Over the past couple of years, Goddard has decided to prioritise spontaneity over perfectionism, resisting the urge to tidy and polish, an approach that also informed Hot Chip’s last album ‘Why Make Sense?’ On the title track from ‘Electric Lines,’ Alexis Taylor celebrates “the sound of adventure” and the virtues of the “work in progress.” “Those words resonated with me,” says Joe. “It’s a good summation of my feelings about the album. Making music in a very intuitive, playful, natural way. Going with the first thought. Not trying to make it more professional and perfect.
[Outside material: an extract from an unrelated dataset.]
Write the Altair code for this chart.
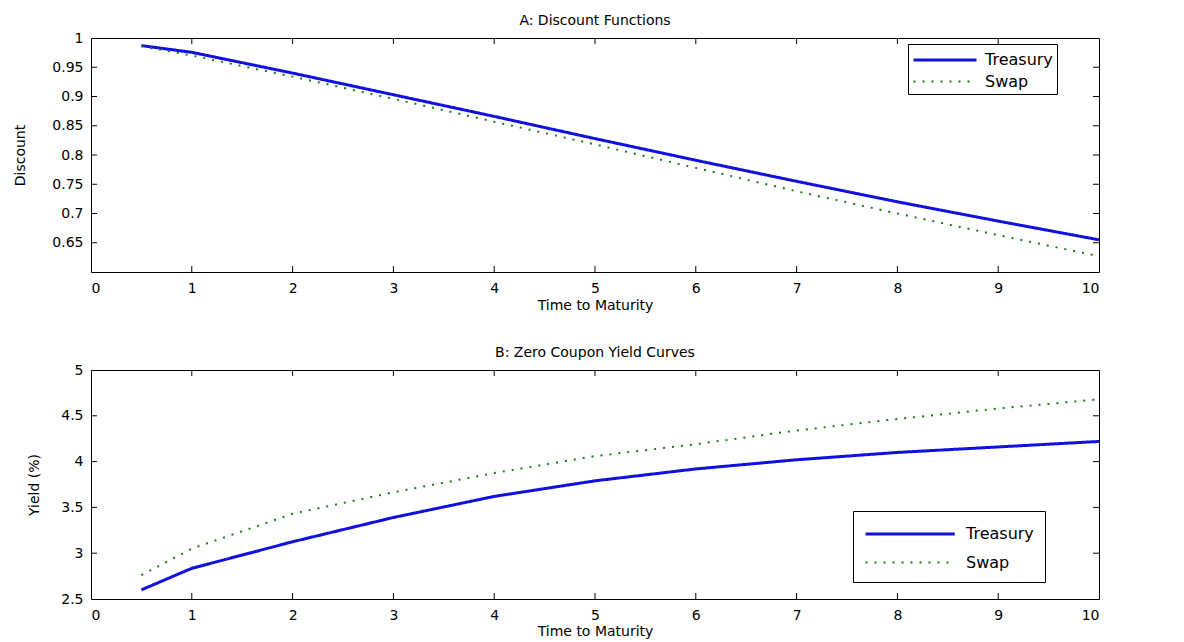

Sometimes you have to believe in the demo because it has the most soul and feeling.”
Joe asked Alexis to sing on the album because “our friendship is a big part of my life.” Daniel Wilson, a young singer from Michigan, appears on “Home”‘s disco-sampling deep house while London singer-songwriter Jess Mills graces the album’s two most irresistible pop songs, “Ordinary Madness” and “Music Is the Answer.” Joe himself sings on a few tracks including the deeply personal “So Long,” a tender reflection on parenthood and mortality. ‘Electric Lines” treasure chest of styles also includes lustrous electronic soul (“Lose Your Love”), rippling UK garage (“Truth Is Light”) and shamanic psychedelic techno (“Children of the Sun”).
Joe studied History at university and thinks of himself as a “pop historian,” exploring the origins and evolution of different genres, creating a dialogue between old and new, and illuminating electronic music’s common language. He’s always looking for the tunes that bridge the gaps. “As a DJ it’s become an obsession,” he says. “The record that’s pop but still cool, catchy but rhythmically exciting, sounds good in the club and on the radio. It works in all contexts. It happens so infrequently now because the scene is so fractured into a million different pieces but those records are what I’m always trying to make. It seems like such a brilliant thing, drawing people together.”
‘Electric Lines’ is a generous, embracing album which joins the dots of electronic music with great warmth and exquisite skill. It’s also the musical autobiography of a man who has been inhabiting club culture for over 20 years and knows all the links in the chain. It’s the perfect expression of Joe’s open-hearted idealism, following the lines that draw people together — a towering achievement which deservedly earns a place alongside seminal titles such as ‘Leftism,’ ‘Blue Lines’ and ‘Remedy’ whist also showing new ways forward. An important record for an important time, ‘Electric Lines’ is set to draw the map of 2017’s musical landscape.